---------- Raw data

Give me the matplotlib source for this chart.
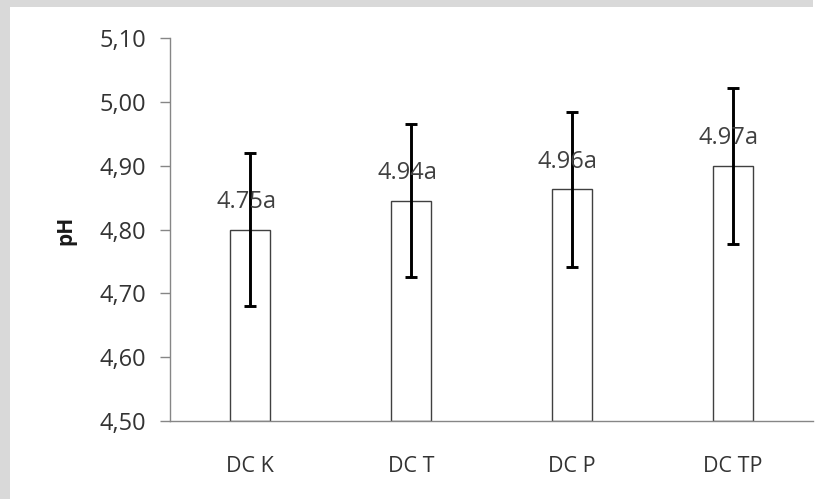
import matplotlib
matplotlib.use("Agg")
import matplotlib.pyplot as plt
from matplotlib.patches import Rectangle
import numpy as np

categories = ["DC K", "DC T", "DC P", "DC TP"]
means = [4.80, 4.845, 4.863, 4.90]
errors = [0.12, 0.12, 0.122, 0.122]
labels = ["4.75a", "4.94a", "4.96a", "4.97a"]
yticks = [4.50, 4.60, 4.70, 4.80, 4.90, 5.00, 5.10]
ytick_labels = ["4,50", "4,60", "4,70", "4,80", "4,90", "5,00", "5,10"]

FONT = "Open Sans"
W, H = 822, 499
fig = plt.figure(figsize=(W / 100, H / 100), dpi=100)
fig.patch.set_facecolor("white")

# grey page border (top band and left strip)
gray = "#d9d9d9"
fig.patches.append(Rectangle((0, 1 - 7 / H), 813 / W, 7 / H, transform=fig.transFigure,
                             facecolor=gray, edgecolor="none", zorder=0))
fig.patches.append(Rectangle((0, 0), 10 / W, 1, transform=fig.transFigure,
                             facecolor=gray, edgecolor="none", zorder=0))

left, right = 170 / W, 813 / W
bottom, top = 1 - 421 / H, 1 - 38.3 / H
ax = fig.add_axes([left, bottom, right - left, top - bottom])
ax.set_facecolor("none")

x = np.arange(len(categories))
ax.bar(x, [m - 4.5 for m in means], bottom=4.5, width=0.25, color="white",
       edgecolor="#404040", linewidth=1.0, zorder=2)
ax.errorbar(x, means, yerr=errors, fmt="none", ecolor="black", elinewidth=2.1,
            capsize=4.5, capthick=2.1, zorder=3)

for xi, m, lab in zip(x, means, labels):
    ax.annotate(lab, (xi, m), xytext=(-3, 20), textcoords="offset points",
                ha="center", va="center", fontsize=17, color="#404040", family=FONT, zorder=4)

ax.set_xlim(-0.5, len(categories) - 0.5)
ax.set_ylim(4.5, 5.1)
ax.set_yticks(yticks)
ax.set_yticklabels(ytick_labels, family=FONT, fontsize=17, color="#333333")
ax.set_xticks(x)
ax.set_xticklabels(categories, family=FONT, fontsize=15.5, color="#333333")
ax.tick_params(axis="y", length=7, width=1, color="#868686", pad=10)
ax.tick_params(axis="x", length=0, pad=25)

for s in ["top", "right"]:
    ax.spines[s].set_visible(False)
for s in ["left", "bottom"]:
    ax.spines[s].set_color("#868686")
    ax.spines[s].set_linewidth(1.0)

fig.text(66 / W, 1 - 230 / H, "pH", rotation=90, ha="center", va="center",
         fontsize=15, fontweight="bold", family=FONT, color="#1a1a1a")

fig.savefig("out.png", dpi=100)
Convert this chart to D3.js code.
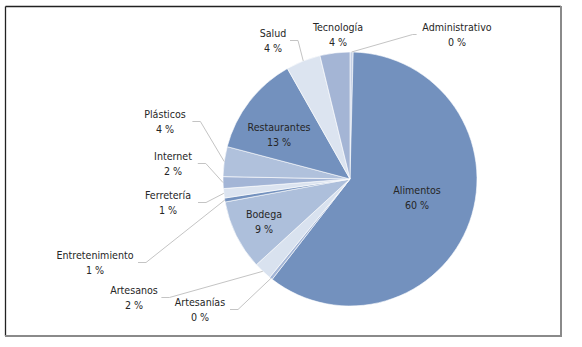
<!DOCTYPE html>
<html>
<head>
<meta charset="utf-8">
<script src="https://cdn.jsdelivr.net/npm/d3@7"></script>
<style>
  body { margin: 0; background: #fff; }
  svg text { font-family: "Liberation Sans Narrow", "DejaVu Sans Condensed", sans-serif; font-size: 10.6px; fill: #262626; }
</style>
</head>
<body>
<svg id="chart" width="582" height="347"></svg>
<script>
// categories in the order the slices run clockwise from 12 o'clock
const categories = ["Administrativo", "Alimentos", "Artesanías", "Artesanos", "Bodega", "Entretenimiento",
                    "Ferretería", "Internet", "Plásticos", "Restaurantes", "Salud", "Tecnología"];
const shares = [0.4, 60.1, 0.4, 2.3, 8.9, 0.5, 1.2, 1.5, 3.8, 12.7, 4.4, 3.8];
const sliceColors = ["#c6d1e6", "#7391be", "#a3b5d6", "#d9e2ef", "#adbfdb", "#7391be",
                     "#dce4f0", "#a3b5d6", "#b0c1dc", "#7391be", "#dce4f0", "#a4b5d5"];

// label layout: inside labels use fixed spots, the others sit where the original put them
const labelLayout = {
    "Administrativo": {x: 457, y: 27, side: "left"},
    "Artesanías": {x: 200, y: 302, side: "right"},
    "Artesanos": {x: 134, y: 290, side: "right"},
    "Entretenimiento": {x: 95, y: 255, side: "right"},
    "Ferretería": {x: 168, y: 195, side: "right"},
    "Internet": {x: 173, y: 156, side: "right"},
    "Plásticos": {x: 165, y: 114, side: "right"},
    "Salud": {x: 273, y: 33, side: "right"},
    "Tecnología": {x: 338, y: 27, side: "none"},
    "Alimentos": {x: 417, y: 190, side: "inside"},
    "Bodega": {x: 264, y: 214, side: "inside"},
    "Restaurantes": {x: 279, y: 127, side: "inside"}
};

const svg = d3.select("#chart");
const cx = 350, cy = 179, radius = 127;

// frame
svg.append("line").attr("x1", 5.5).attr("y1", 6.5).attr("x2", 561).attr("y2", 6.5).attr("stroke", "#222").attr("stroke-width", 1.3);
svg.append("line").attr("x1", 5.5).attr("y1", 6.5).attr("x2", 5.5).attr("y2", 336).attr("stroke", "#222").attr("stroke-width", 1.3);
svg.append("line").attr("x1", 561).attr("y1", 6).attr("x2", 561).attr("y2", 336).attr("stroke", "#8a8a8a").attr("stroke-width", 2);
svg.append("line").attr("x1", 5).attr("y1", 336).attr("x2", 562).attr("y2", 336).attr("stroke", "#8a8a8a").attr("stroke-width", 2);

let data = categories.map((c, i) => ({name: c, value: shares[i], color: sliceColors[i]}));
let pie = d3.pie().sort(null).value(d => d.value);
let arcs = pie(data);
let arc = d3.arc().innerRadius(0).outerRadius(radius);

let g = svg.append("g").attr("transform", "translate(" + cx + "," + cy + ")");
g.selectAll("path").data(arcs).join("path")
    .attr("d", arc)
    .attr("fill", d => d.data.color)
    .attr("stroke", "#fff")
    .attr("stroke-width", 0.6);

// leader lines
let leaders = arcs.filter(d => labelLayout[d.data.name].side === "left" || labelLayout[d.data.name].side === "right");
svg.append("g").selectAll("polyline").data(leaders).join("polyline")
    .attr("fill", "none")
    .attr("stroke", "#c4c4c4")
    .attr("stroke-width", 1)
    .attr("points", d => {
        let L = labelLayout[d.data.name];
        let halfW = d.data.name.length * 2.6 + 4;
        let sx = L.side === "right" ? L.x + halfW : L.x - halfW;
        let ex = L.side === "right" ? sx + 8 : sx - 4;
        let sy = L.y + 7.5;
        let a = (d.startAngle + d.endAngle) / 2;
        let px = cx + radius * Math.sin(a), py = cy - radius * Math.cos(a);
        return [[sx, sy], [ex, sy], [px, py]].map(p => p.join(",")).join(" ");
    });

// labels
let labels = svg.append("g").selectAll("text").data(arcs).join("text")
    .attr("text-anchor", "middle");
labels.append("tspan")
    .attr("x", d => labelLayout[d.data.name].x)
    .attr("y", d => labelLayout[d.data.name].y)
    .attr("dominant-baseline", "central")
    .text(d => d.data.name);
labels.append("tspan")
    .attr("x", d => labelLayout[d.data.name].x)
    .attr("y", d => labelLayout[d.data.name].y + 15)
    .attr("dominant-baseline", "central")
    .text(d => Math.round(d.data.value) + " %");
</script>
</body>
</html>
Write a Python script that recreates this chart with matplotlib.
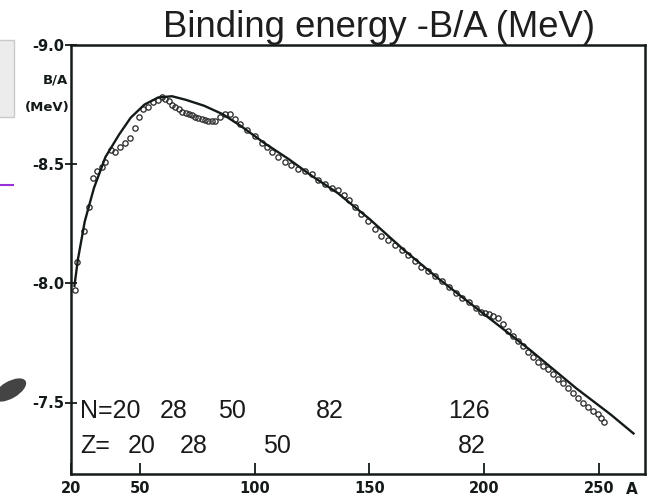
import matplotlib
matplotlib.use("Agg")
import matplotlib.pyplot as plt
from matplotlib.patches import Rectangle, Ellipse
from matplotlib.lines import Line2D
from matplotlib.transforms import IdentityTransform

plt.rcParams['axes.unicode_minus'] = False

# smooth semi-empirical fit (line)
fit_A = [21.5, 23, 26, 30, 35, 41, 46, 52, 58, 64, 70, 78, 86, 94, 104,
         115, 125, 136, 150, 165, 180, 200, 220, 240, 255, 265]
fit_B = [-7.99, -8.10, -8.26, -8.40, -8.53, -8.625, -8.695, -8.75, -8.78, -8.785,
         -8.77, -8.745, -8.71, -8.66, -8.59, -8.52, -8.45, -8.38, -8.27, -8.14,
         -8.02, -7.87, -7.72, -7.56, -7.45, -7.37]

# measured nuclei (open circles)
exp_A = [21.9, 22.6, 25.5, 27.7, 29.4, 31.3, 33.5, 34.9, 37.5, 39.3, 41.4, 43.6,
         45.8, 48.0, 49.4, 51.3, 53.5, 55.8, 58.0, 59.6, 61.0, 62.5, 64.0, 65.4,
         67.0, 68.3, 70.0, 71.2, 72.6, 74.0, 75.5, 77.0, 78.4, 79.8, 81.2, 82.7,
         84.9, 87.0, 89.3, 91.4, 93.6, 96.5, 100.1, 103.0, 105.2, 107.4, 110.0,
         113.2, 116.0, 119.0, 122.0, 124.8, 127.5, 130.6, 133.5, 136.4, 139.0,
         141.0, 143.6, 146.5, 149.4, 152.3, 155.2, 158.0, 161.0, 164.0, 166.8,
         169.7, 172.6, 175.5, 178.5, 181.5, 184.5, 187.5, 190.5, 193.5, 196.5,
         198.5, 200.1, 202.0, 204.0, 206.0, 208.0, 210.3, 212.5, 214.7, 217.0,
         219.0, 221.2, 223.3, 225.5, 227.7, 230.0, 232.0, 234.2, 236.4, 238.5,
         240.7, 243.0, 245.0, 247.2, 249.4, 251.0, 252.3]
exp_B = [-7.97, -8.09, -8.22, -8.32, -8.44, -8.47, -8.49, -8.51, -8.56, -8.55, -8.57, -8.59,
         -8.61, -8.65, -8.70, -8.73, -8.74, -8.76, -8.77, -8.78, -8.775, -8.765, -8.75, -8.74,
         -8.73, -8.72, -8.715, -8.71, -8.705, -8.70, -8.695, -8.69, -8.685, -8.68, -8.68, -8.68,
         -8.70, -8.71, -8.71, -8.69, -8.67, -8.645, -8.62, -8.59, -8.57, -8.55, -8.53,
         -8.51, -8.495, -8.48, -8.47, -8.46, -8.435, -8.415, -8.40, -8.39, -8.37,
         -8.35, -8.32, -8.29, -8.26, -8.23, -8.20, -8.18, -8.16, -8.14, -8.12,
         -8.095, -8.07, -8.05, -8.03, -8.01, -7.985, -7.96, -7.94, -7.92, -7.895,
         -7.88, -7.875, -7.87, -7.865, -7.855, -7.83, -7.80, -7.78, -7.76, -7.735,
         -7.71, -7.69, -7.67, -7.655, -7.64, -7.62, -7.60, -7.58, -7.56, -7.54,
         -7.52, -7.50, -7.48, -7.465, -7.45, -7.435, -7.42]

x_ticks = [20, 50, 100, 150, 200, 250]
y_ticks = [-9.0, -8.5, -8.0, -7.5]
y_tick_labels = ['-9.0', '-8.5', '-8.0', '-7.5']

# magic numbers row labels
n_labels = ['N=20', '28', '50', '82', '126']
n_x = [23.9, 58.8, 84.0, 126.7, 184.2]
z_labels = ['Z=', '20', '28', '50', '82']
z_x = [23.9, 44.8, 67.5, 103.6, 188.6]

ink = '#141a1a'

fig = plt.figure(figsize=(6.59, 5.01), dpi=100)
ax = fig.add_axes([71 / 659, 1 - 474 / 501, 574 / 659, 429 / 501])

ax.plot(fit_A, fit_B, color=ink, lw=1.7, zorder=3)
ax.plot(exp_A, exp_B, 'o', mfc='none', mec='#2e2e2e', ms=3.8, mew=0.95, zorder=2)

ax.set_xlim(20, 270)
ax.set_ylim(-7.2, -9.0)

ax.set_xticks(x_ticks)
ax.set_xticklabels([str(t) for t in x_ticks])
ax.set_yticks(y_ticks)
ax.set_yticklabels(y_tick_labels)
ax.tick_params(axis='x', direction='in', length=8, width=1.3, pad=5, colors=ink)
ax.tick_params(axis='y', direction='inout', length=8, width=1.3, pad=1, colors=ink)
for lab in ax.get_xticklabels() + ax.get_yticklabels():
    lab.set_fontweight('bold')
    lab.set_fontsize(10.5)
for sp in ax.spines.values():
    sp.set_linewidth(1.8)
    sp.set_color(ink)

for lab, xx in zip(n_labels, n_x):
    ax.text(xx, -7.437, lab, fontsize=18, family='Liberation Sans', color='#1a1a1a',
            ha='left', va='baseline')
for lab, xx in zip(z_labels, z_x):
    ax.text(xx, -7.29, lab, fontsize=18, family='Liberation Sans', color='#1a1a1a',
            ha='left', va='baseline')

# axis captions
fig.text(68 / 659, 1 - 80 / 501, 'B/A', fontsize=9.5, fontweight='bold', color=ink,
         ha='right', va='center')
fig.text(70 / 659, 1 - 108 / 501, '(MeV)', fontsize=9.5, fontweight='bold', color=ink,
         ha='right', va='center')
fig.text(632 / 659, 1 - 490 / 501, 'A', fontsize=11, fontweight='bold', color=ink,
         ha='center', va='center')

fig.text(379 / 659, 1 - 37 / 501, 'Binding energy -B/A (MeV)', fontsize=26.3,
         family='Liberation Sans', color='#1e1e1e', ha='center', va='baseline')

# slide leftovers on the left edge
fig.add_artist(Rectangle((-0.01, 1 - 117 / 501), 14 / 659 + 0.01, 77 / 501,
                         transform=fig.transFigure, fc='#ececec', ec='#c9c9c9', lw=1))
fig.add_artist(Line2D([0, 13 / 659], [1 - 185 / 501, 1 - 185 / 501],
                      transform=fig.transFigure, color='#9a30d8', lw=1.5))
fig.add_artist(Ellipse((10, 501 - 390), 36, 17, angle=30, transform=IdentityTransform(),
                       fc='#444444', ec='none'))

fig.savefig('out.png', dpi=100)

--------------------

What you are asked to do – Begin at the top of the records above and retype each line exactly until the line containing "import numpy as np", which is included. Skip all pictures.

Exercise response –
Give me the matplotlib source for this chart.
import matplotlib
matplotlib.use("Agg")
import matplotlib.pyplot as plt
from matplotlib.patches import Rectangle
import numpy as np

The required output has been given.